Because we started depending on their cloud solution unfortunately in our local environments we stopped using a local MongoDB database as the feature set isn't the same. This made it trickier to implement integration tests and increased our vendor lock in. Fortunately they still have a fair pricing and good reliability but we are always at their mercy.
Another downside of PaaS is that you rely on their support to solve any critical production issues. You can't easily restart the instance or don't have full admin access to the database. That is when you learn the real downside, their support pricing model as many other PaaS services is completely unfair. You have the free support which is basically useless. MongoDB Atlas is mainly used by software developers so of course support questions are going to be somewhat technical and they are using that as a reason to redirect you to their paid support. Even once I was trying to make them aware of a bug in their UI and still they insisted on their paid support, a very frustrating experience.
It somehow makes sense that you pay more for support if you are using more the platform because your use case is probably more complicated. But in my experience you are rarely using support so basically you are paying thousands of dollars for nothing. They also know this so if you enable/disable support they force you to pay for the last 3 months to reenroll, ludicrous.

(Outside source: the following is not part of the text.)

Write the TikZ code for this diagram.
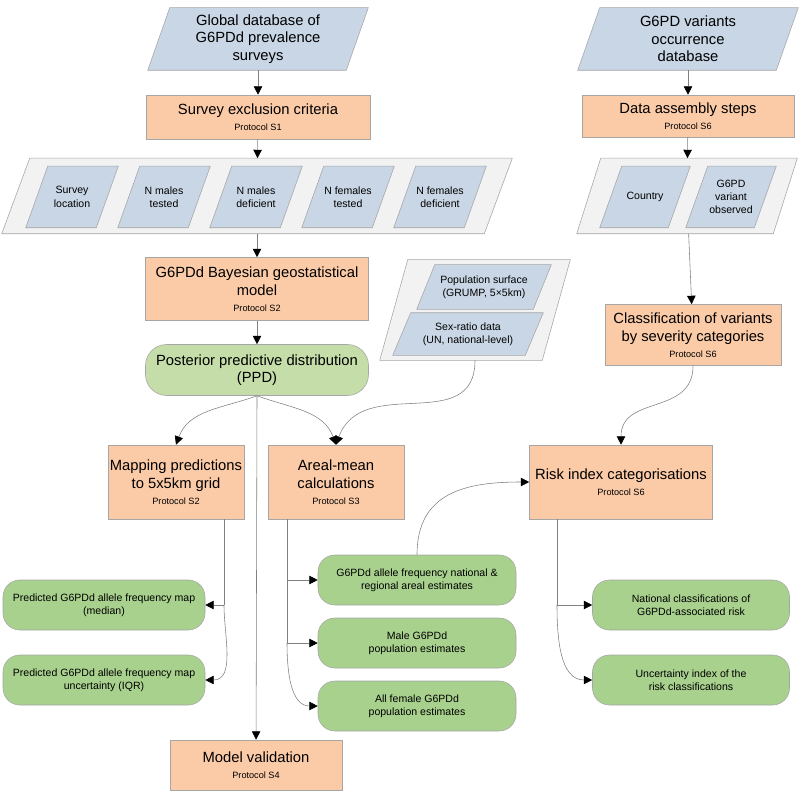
\documentclass[tikz,border=0pt]{standalone}
\usepackage{fontspec}
\setmainfont{Liberation Sans}
\usetikzlibrary{arrows.meta,calc,positioning}
\definecolor{peach}{HTML}{FBCBA8}
\definecolor{slate}{HTML}{C9D6E5}
\definecolor{pale}{HTML}{C5DDA8}
\definecolor{leaf}{HTML}{A9D18E}
\definecolor{frame}{HTML}{F2F2F2}
\newcommand\pxu{0.025cm}
\newcommand\proto[1]{\\[-1pt]{\fontsize{6.5}{7}\selectfont #1}}
\tikzset{
  stage/.style={draw=gray!70, fill=peach, align=center, inner sep=1pt, font=\fontsize{10.5}{12.5}\selectfont},
  data/.style={draw=none, align=center, inner sep=0pt, font=\fontsize{10.5}{12.5}\selectfont},
  field/.style={draw=none, align=center, inner sep=0pt, font=\fontsize{7.5}{9.5}\selectfont},
  pill/.style={draw=gray!70, fill=leaf, rounded corners=12pt, align=center, inner sep=1pt, font=\fontsize{7.5}{9.5}\selectfont},
  link/.style={draw=gray, -{Triangle[width=6pt,length=6pt,fill=black,color=black]}},
  wire/.style={draw=gray},
}
\newcommand\slanted[3]{% node, slant, fill
  \path[draw=gray!70, fill=#3] (#1.south west) -- ($(#1.north west)+(#2*\pxu,0)$) -- (#1.north east) -- ($(#1.south east)-(#2*\pxu,0)$) -- cycle;}
\begin{document}
\begin{tikzpicture}[x=0.025cm, y=-0.025cm]
\useasboundingbox (0,0) rectangle (808,800);

% left column inputs
\node[data, minimum width=220*\pxu, minimum height=62*\pxu] (global) at (258,39) {};
\slanted{global}{22}{slate}
\node[data] at (global) {Global database of\\G6PDd prevalence\\surveys};
\node[stage, minimum width=224*\pxu, minimum height=44*\pxu] (exclusion) at (258,117) {Survey exclusion criteria\proto{Protocol S1}};

\node[data, minimum width=510*\pxu, minimum height=75*\pxu] (survey) at (257,196) {};
\slanted{survey}{28}{frame}
\foreach \x/\t [count=\i] in {72/Survey\\location, 164/N males\\tested, 256/N males\\deficient, 348/N females\\tested, 440/N females\\deficient} {
  \node[field, minimum width=92*\pxu, minimum height=61*\pxu] (f\i) at (\x,197) {};
  \slanted{f\i}{22}{slate}
  \node[field] at (f\i) {\t};
}

\node[stage, minimum width=223*\pxu, minimum height=63*\pxu] (bayes) at (257,289) {G6PDd Bayesian geostatistical\\model\proto{Protocol S2}};
\node[stage, fill=pale, minimum width=223*\pxu, minimum height=51*\pxu, rounded corners=15pt] (ppd) at (257,370) {Posterior predictive distribution\\(PPD)};

% population inputs
\node[field, minimum width=190*\pxu, minimum height=100*\pxu] (popdata) at (475,310) {};
\slanted{popdata}{28}{frame}
\node[field, minimum width=134*\pxu, minimum height=44*\pxu] (pop) at (484,287) {};
\slanted{pop}{18}{slate}
\node[field] at (pop) {Population surface\\(GRUMP, 5×5km)};
\node[field, minimum width=150*\pxu, minimum height=42*\pxu] (sexratio) at (468,334) {};
\slanted{sexratio}{18}{slate}
\node[field] at (sexratio) {Sex-ratio data\\(UN, national-level)};

% right column inputs
\node[data, minimum width=220*\pxu, minimum height=62*\pxu] (variants) at (688,39) {};
\slanted{variants}{22}{slate}
\node[data] at (variants) {G6PD variants\\occurrence\\database};
\node[stage, minimum width=212*\pxu, minimum height=42*\pxu] (assembly) at (688,116) {Data assembly steps\proto{Protocol S6}};
\node[data, minimum width=220*\pxu, minimum height=75*\pxu] (variantdata) at (687,196) {};
\slanted{variantdata}{24}{frame}
\node[field, minimum width=90*\pxu, minimum height=61*\pxu] (country) at (645,197) {};
\slanted{country}{22}{slate}
\node[field] at (country) {Country};
\node[field, minimum width=90*\pxu, minimum height=61*\pxu] (observed) at (731,197) {};
\slanted{observed}{22}{slate}
\node[field] at (observed) {G6PD\\variant\\observed};
\node[stage, minimum width=176*\pxu, minimum height=61*\pxu] (severity) at (693,335) {Classification of variants\\by severity categories\proto{Protocol S6}};

% processing steps
\node[stage, minimum width=136*\pxu, minimum height=74*\pxu] (mapping) at (176,482) {Mapping predictions\\to 5x5km grid\proto{Protocol S2}};
\node[stage, minimum width=136*\pxu, minimum height=74*\pxu] (areal) at (336,482) {Areal-mean\\calculations\proto{Protocol S3}};
\node[stage, minimum width=183*\pxu, minimum height=74*\pxu] (risk) at (621,482) {Risk index categorisations\proto{Protocol S6}};
\node[stage, minimum width=172*\pxu, minimum height=50*\pxu] (validation) at (256,765) {Model validation\proto{Protocol S4}};

% outputs
\node[pill, minimum width=202*\pxu, minimum height=50*\pxu] (median) at (104,605) {Predicted G6PDd allele frequency map\\(median)};
\node[pill, minimum width=202*\pxu, minimum height=50*\pxu] (iqr) at (104,680) {Predicted G6PDd allele frequency map\\uncertainty (IQR)};
\node[pill, minimum width=198*\pxu, minimum height=50*\pxu] (national) at (417,580) {G6PDd allele frequency national \&\\regional areal estimates};
\node[pill, minimum width=198*\pxu, minimum height=50*\pxu] (male) at (417,643) {Male G6PDd\\population estimates};
\node[pill, minimum width=198*\pxu, minimum height=50*\pxu] (female) at (417,706) {All female G6PDd\\population estimates};
\node[pill, minimum width=197*\pxu, minimum height=50*\pxu] (classes) at (691,605) {National classifications of\\G6PDd-associated risk};
\node[pill, minimum width=197*\pxu, minimum height=50*\pxu] (uncert) at (691,680) {Uncertainty index of the\\risk classifications};

% connectors
\draw[link] (global) -- (exclusion);
\draw[link] (exclusion) -- (survey);
\draw[link] (survey) -- (bayes);
\draw[link] (bayes) -- (ppd);
\draw[link] (variants) -- (assembly);
\draw[link] (assembly) -- (variantdata);
\draw[link] (variantdata) -- (severity);
\draw[link] (ppd.south) -- (validation);
\draw[link] (ppd.south) to[out=-160, in=70] (mapping.north);
\draw[link] (ppd.south) to[out=-20, in=110] (areal.north);
\draw[link] (popdata.south) to[out=-90, in=70, looseness=1.2] (areal.north);
\draw[link] (severity.south) to[out=-90, in=90, looseness=1.2] (risk.north);
\draw[link] (national.north) to[out=90, in=180, looseness=1.2] (risk.west);

\coordinate (mapdrop) at ($(mapping.south)+(48,0)$);
\draw[wire] (mapdrop) -- (mapdrop |- median.east);
\draw[link] (mapdrop |- median.east) -- (median.east);
\draw[link] (mapdrop |- median.east) to[out=-90, in=0] (iqr.east);

\coordinate (arealdrop) at ($(areal.south)+(-49,0)$);
\draw[wire] (arealdrop) -- (arealdrop |- male.west);
\draw[link] (arealdrop |- national.west) -- (national.west);
\draw[link] (arealdrop |- male.west) -- (male.west);
\draw[link] (arealdrop |- male.west) to[out=-90, in=180] (female.west);

\coordinate (riskdrop) at ($(risk.south)+(-64,0)$);
\draw[wire] (riskdrop) -- (riskdrop |- classes.west);
\draw[link] (riskdrop |- classes.west) -- (classes.west);
\draw[link] (riskdrop |- classes.west) to[out=-90, in=180] (uncert.west);
\end{tikzpicture}
\end{document}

Don't expect this expensive support to be managed by MongoDB
experts
in any way, in my experience
we've paid thousands of dollars in support for very poor quality
answers. Once we had a back and forth for weeks trying to understand a
production issue and the problem was that their node.js driver doesn't
support multiple queries in parallel (as in
await Promise.all
) when using sessions to achieve consistency
but in their documentation they were talking about concurrency and node.js
is a single threaded language so we misunderstood that. Unfortunately the
support person we got didn't know node.js well enough so wasn't able to
help us and it took weeks to finally figure it out ourselves.
Don't assume all third party providers will have a great reliability, do your research. Check customer complains, their status pages or twitter accounts.
Beware of unfair pricing models. It is common for technology to get cheaper over time but software providers tend to get more expensive over time and arbitrarily change their pricing.
Understand the amount of vendor lock in you are committing to. Think ahead of time how much effort would it be to migrate out: will you have to move data? are there alternatives? will it be easy to migrate without downtime?